SET TASK: Take the material below and retype it in full; pictures are left out.

(Extracted records)
****************************************

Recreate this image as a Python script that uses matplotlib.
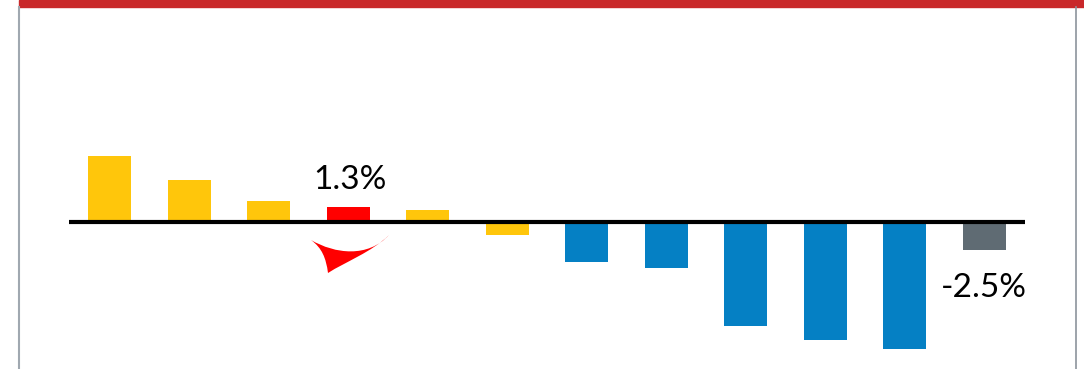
import matplotlib.pyplot as plt
from matplotlib.patches import Rectangle, PathPatch
from matplotlib.path import Path
from matplotlib.lines import Line2D
import matplotlib.transforms as mtransforms

plt.rcParams['font.family'] = ['Lato', 'DejaVu Sans']

# values (%)
values = [5.8, 3.7, 1.9, 1.3, 1.1, -1.15, -3.5, -4.1, -9.2, -10.4, -11.2, -2.5]
colors = ['#FFC60B', '#FFC60B', '#FFC60B', '#FF0000', '#FFC60B', '#FFC60B',
          '#0580C4', '#0580C4', '#0580C4', '#0580C4', '#0580C4', '#5F6B73']
labels = {3: '1.3%', 11: '-2.5%'}

W, H = 1084, 369
fig = plt.figure(figsize=(W / 100, H / 100), dpi=100)
ax = fig.add_axes([0, 0, 1, 1])
ax.axis('off')

# pixel layout: bar i centred at 109.5 + 79.5*i, zero at y=222, 11.3 px per %
x0, dx, y0, sy = 109.5, 79.5, 222, 11.3
ax.set_xlim(-x0 / dx, (W - x0) / dx)
ax.set_ylim(-(H - y0) / sy, y0 / sy)

xs = list(range(len(values)))
ax.bar(xs, values, width=43 / dx, color=colors, zorder=2)
ax.plot([(69 - x0) / dx, (1025 - x0) / dx], [0, 0], color='black', lw=3, zorder=3,
        solid_capstyle='butt')

ax.text(3 + 0.03, 3.75, labels[3], ha='center', va='center', fontsize=24)
ax.text(11, -5.85, labels[11], ha='center', va='center', fontsize=24)

# frame: red band on top, grey side rules
pix = mtransforms.Affine2D().scale(1 / W, -1 / H).translate(0, 1) + fig.transFigure
fig.add_artist(Rectangle((19, 0), W - 19, 7, color='#C9282A', transform=pix))
fig.add_artist(Line2D([19, 19], [7, H], color='#A0A8B0', lw=1.5, transform=pix))
fig.add_artist(Line2D([1076, 1076], [7, H], color='#8C949C', lw=1.2, transform=pix))

# red swoosh under the highlighted bar
verts = [(311, 240), (335, 254), (368, 258), (389, 235),
         (372, 252), (345, 262), (328, 273),
         (326, 258), (322, 248), (311, 240)]
codes = [Path.MOVETO, Path.CURVE4, Path.CURVE4, Path.CURVE4,
         Path.CURVE4, Path.CURVE4, Path.CURVE4,
         Path.CURVE4, Path.CURVE4, Path.CURVE4]
fig.add_artist(PathPatch(Path(verts, codes), facecolor='#FF0000', edgecolor='none',
                         transform=pix))

fig.savefig('out.png', dpi=100)
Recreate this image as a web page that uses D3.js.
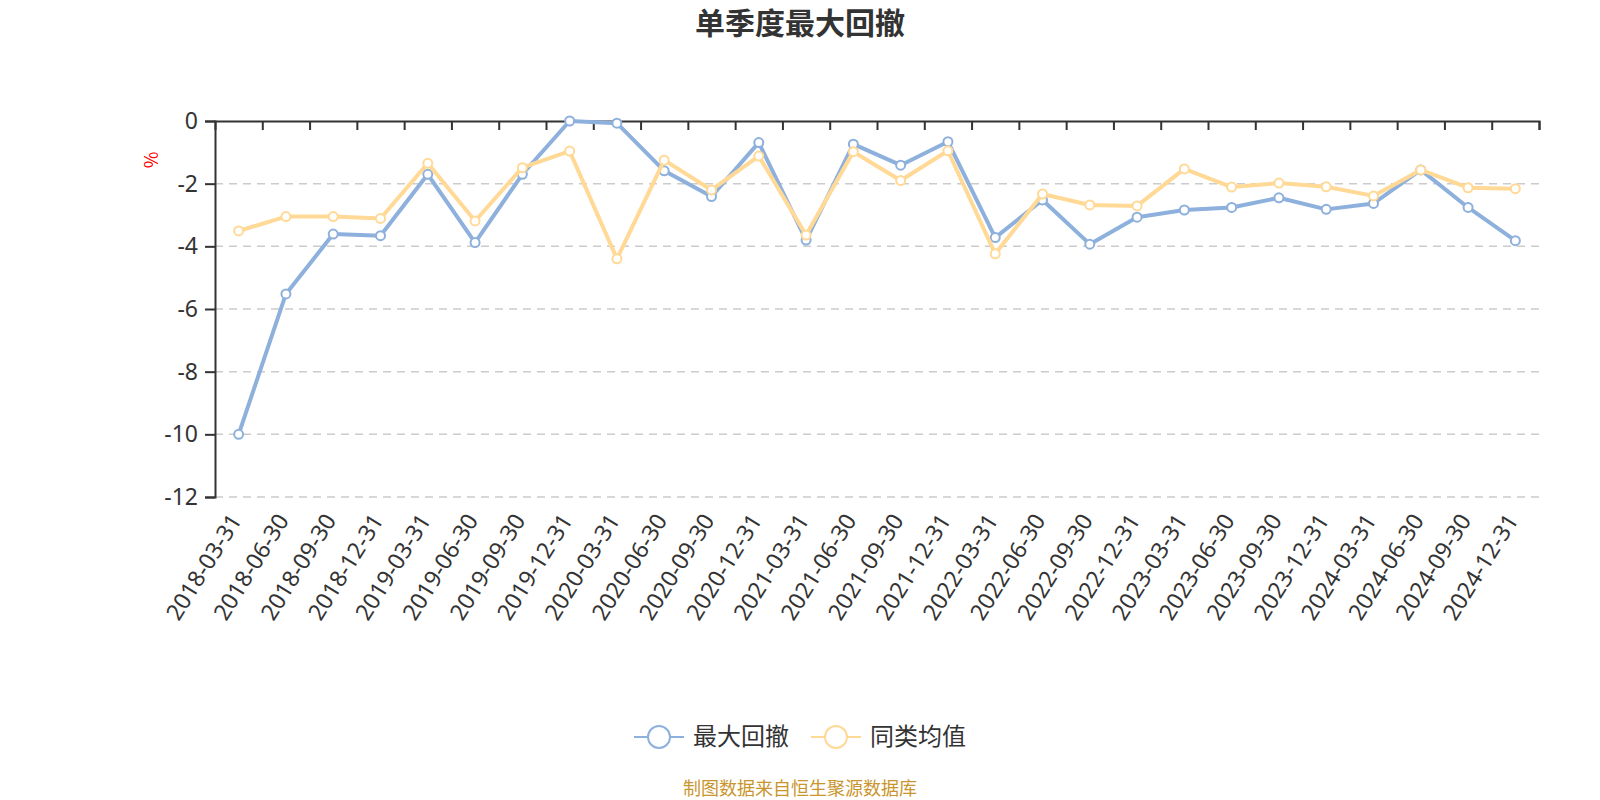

****************************************

SOLUTION TO THE EXERCISE:
Recreate this image as a Python script that uses matplotlib.
import matplotlib.pyplot as plt
from matplotlib.patches import Rectangle, PathPatch
from matplotlib.path import Path
from matplotlib.lines import Line2D
import matplotlib.transforms as mtransforms

plt.rcParams['font.family'] = ['Lato', 'DejaVu Sans']

# values (%)
values = [5.8, 3.7, 1.9, 1.3, 1.1, -1.15, -3.5, -4.1, -9.2, -10.4, -11.2, -2.5]
colors = ['#FFC60B', '#FFC60B', '#FFC60B', '#FF0000', '#FFC60B', '#FFC60B',
          '#0580C4', '#0580C4', '#0580C4', '#0580C4', '#0580C4', '#5F6B73']
labels = {3: '1.3%', 11: '-2.5%'}

W, H = 1084, 369
fig = plt.figure(figsize=(W / 100, H / 100), dpi=100)
ax = fig.add_axes([0, 0, 1, 1])
ax.axis('off')

# pixel layout: bar i centred at 109.5 + 79.5*i, zero at y=222, 11.3 px per %
x0, dx, y0, sy = 109.5, 79.5, 222, 11.3
ax.set_xlim(-x0 / dx, (W - x0) / dx)
ax.set_ylim(-(H - y0) / sy, y0 / sy)

xs = list(range(len(values)))
ax.bar(xs, values, width=43 / dx, color=colors, zorder=2)
ax.plot([(69 - x0) / dx, (1025 - x0) / dx], [0, 0], color='black', lw=3, zorder=3,
        solid_capstyle='butt')

ax.text(3 + 0.03, 3.75, labels[3], ha='center', va='center', fontsize=24)
ax.text(11, -5.85, labels[11], ha='center', va='center', fontsize=24)

# frame: red band on top, grey side rules
pix = mtransforms.Affine2D().scale(1 / W, -1 / H).translate(0, 1) + fig.transFigure
fig.add_artist(Rectangle((19, 0), W - 19, 7, color='#C9282A', transform=pix))
fig.add_artist(Line2D([19, 19], [7, H], color='#A0A8B0', lw=1.5, transform=pix))
fig.add_artist(Line2D([1076, 1076], [7, H], color='#8C949C', lw=1.2, transform=pix))

# red swoosh under the highlighted bar
verts = [(311, 240), (335, 254), (368, 258), (389, 235),
         (372, 252), (345, 262), (328, 273),
         (326, 258), (322, 248), (311, 240)]
codes = [Path.MOVETO, Path.CURVE4, Path.CURVE4, Path.CURVE4,
         Path.CURVE4, Path.CURVE4, Path.CURVE4,
         Path.CURVE4, Path.CURVE4, Path.CURVE4]
fig.add_artist(PathPatch(Path(verts, codes), facecolor='#FF0000', edgecolor='none',
                         transform=pix))

fig.savefig('out.png', dpi=100)
Recreate this image as a web page that uses D3.js.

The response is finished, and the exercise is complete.